Rarely encountered, Missouri’s pogonia orchids enjoy the seclusion of rich Ozark woodlands, fens and stream valleys. Remaining underground for several years without flowering, large and small whorled pogonias, Isotria verticillata, and Isotria medeoloides, have yellowish-green flowers and are observed far less frequently than the fragile white nodding pogonia, Triphora trianthophora. In fact, the small whorled pogonia is so rare that it has been documented only once in Missouri during the late 1800s from a single location in Bollinger County. The rose pogonia, Pogonia ophioglossoides, has only been viewed in Shannon and Reynolds counties.
As summer gives way to autumn, many wildflowers fade and wither, but for a complex group of small orchids, the late summer into fall transition is a time to shine. Six out of the seven species of Spiranthes, also known as ladies’ tresses or pearl twist orchids, find their seasonal niche amongst the towering yellow blades of prairie and glade grasses and browning coneflower seed heads, as well as within low-lying wet meadow swales and Ozark fens. Although their preferred habitats may be readily distinguishable, the flowers themselves are hard to identify without use of a hand lens and your nose.

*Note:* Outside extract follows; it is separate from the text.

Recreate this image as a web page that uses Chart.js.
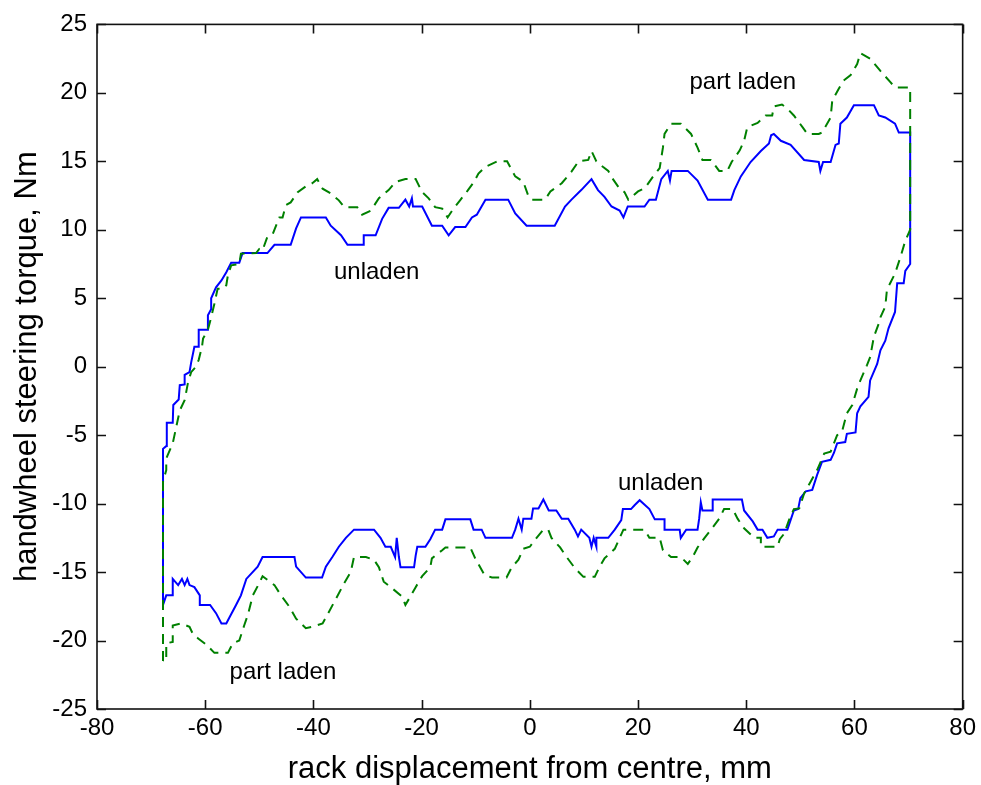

While August through early November signals the peak blooming period for nearly all Missouri Spiranthes, yellow-lipped ladies’ tresses orchid, Spiranthes lucida, may be found around bluffs and wet fields within the Ozarks during spring. Like other pearl twist species, this small flower showcases a spike of small, white, tubular-shaped flowers. When one of its individual flowers is viewed up close, however, a bright yellowish-orange spot can be seen on its square-shaped lip.
The autumn-blooming ladies’ tresses require a more scientific approach for identification, based primarily upon leaf shape, distinctive odor, or lack there of, and the twist of their floral structure. All seven species appear to be found more within counties south of the Missouri River.

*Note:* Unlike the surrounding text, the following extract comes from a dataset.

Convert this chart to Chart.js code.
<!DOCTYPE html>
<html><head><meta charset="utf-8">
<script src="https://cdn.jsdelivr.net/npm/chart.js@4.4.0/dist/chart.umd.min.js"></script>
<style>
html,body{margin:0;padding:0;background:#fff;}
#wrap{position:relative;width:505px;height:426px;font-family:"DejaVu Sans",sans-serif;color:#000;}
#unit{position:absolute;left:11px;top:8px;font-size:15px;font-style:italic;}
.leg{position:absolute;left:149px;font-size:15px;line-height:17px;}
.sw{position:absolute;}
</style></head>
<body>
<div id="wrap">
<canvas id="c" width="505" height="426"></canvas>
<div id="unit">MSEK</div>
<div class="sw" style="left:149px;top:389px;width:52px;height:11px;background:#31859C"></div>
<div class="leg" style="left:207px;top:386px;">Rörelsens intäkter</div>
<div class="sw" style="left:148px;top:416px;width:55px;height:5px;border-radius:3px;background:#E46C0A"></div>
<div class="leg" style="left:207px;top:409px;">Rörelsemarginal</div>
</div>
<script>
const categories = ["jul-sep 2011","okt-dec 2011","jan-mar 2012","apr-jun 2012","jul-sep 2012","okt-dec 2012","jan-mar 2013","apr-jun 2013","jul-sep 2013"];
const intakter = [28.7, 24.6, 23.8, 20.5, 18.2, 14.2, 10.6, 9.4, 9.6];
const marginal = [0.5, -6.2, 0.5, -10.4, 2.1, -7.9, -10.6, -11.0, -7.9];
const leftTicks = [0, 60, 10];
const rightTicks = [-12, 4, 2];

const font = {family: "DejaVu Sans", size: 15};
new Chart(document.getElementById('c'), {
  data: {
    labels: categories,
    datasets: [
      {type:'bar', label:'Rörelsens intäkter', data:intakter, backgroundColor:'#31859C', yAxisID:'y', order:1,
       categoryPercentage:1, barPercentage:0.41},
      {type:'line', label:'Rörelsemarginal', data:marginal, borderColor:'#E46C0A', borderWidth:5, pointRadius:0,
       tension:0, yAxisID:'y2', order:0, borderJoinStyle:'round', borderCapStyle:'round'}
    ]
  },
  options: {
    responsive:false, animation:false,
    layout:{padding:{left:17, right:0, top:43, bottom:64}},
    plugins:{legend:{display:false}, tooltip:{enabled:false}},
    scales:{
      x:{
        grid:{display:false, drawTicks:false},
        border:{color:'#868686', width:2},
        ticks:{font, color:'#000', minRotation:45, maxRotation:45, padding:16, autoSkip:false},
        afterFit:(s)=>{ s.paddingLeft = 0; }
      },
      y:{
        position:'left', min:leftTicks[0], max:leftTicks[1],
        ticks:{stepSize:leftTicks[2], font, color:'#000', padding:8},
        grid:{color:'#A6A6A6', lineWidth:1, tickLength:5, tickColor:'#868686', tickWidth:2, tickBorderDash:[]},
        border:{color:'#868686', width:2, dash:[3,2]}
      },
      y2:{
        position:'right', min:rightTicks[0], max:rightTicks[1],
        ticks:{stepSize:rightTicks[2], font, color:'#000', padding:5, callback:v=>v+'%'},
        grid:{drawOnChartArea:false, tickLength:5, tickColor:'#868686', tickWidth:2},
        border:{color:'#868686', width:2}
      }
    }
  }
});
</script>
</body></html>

Arriving with autumn’s chilly temperatures and falling leaves are late coral roots, Corallorhiza odontorhiza, which, along with their spring-blooming relative spring coral root, Corallorhiza wisteriana, may be found in both southern and northern Missouri. Coral root orchids are colonial in nature and frequently consist of 10 or more plants per colony. Both early and late coral roots, as well as the crested coral root, Hexalectris spicata, are saprophytic and lack chlorophyll. Therefore, they rely entirely upon mycorrhizal fungi for all of their nutrients.
Worldwide many orchids are threatened, and Missouri species are no exception. The Missouri Species and Communities of Conservation Concern checklist lists nearly half of the state’s species as critically imperiled or, in some cases, extirpated.
Habitat disturbance, invasive vegetation competition and illegal digging and over-collection place many plant populations in jeopardy. Orchids collected in the wild have a poor chance of survival. Protection of habitat and leaving existing populations intact provide the best overall chance of these unique plants remaining a part of our native flora and for future generations to view the tropical side of Missouri.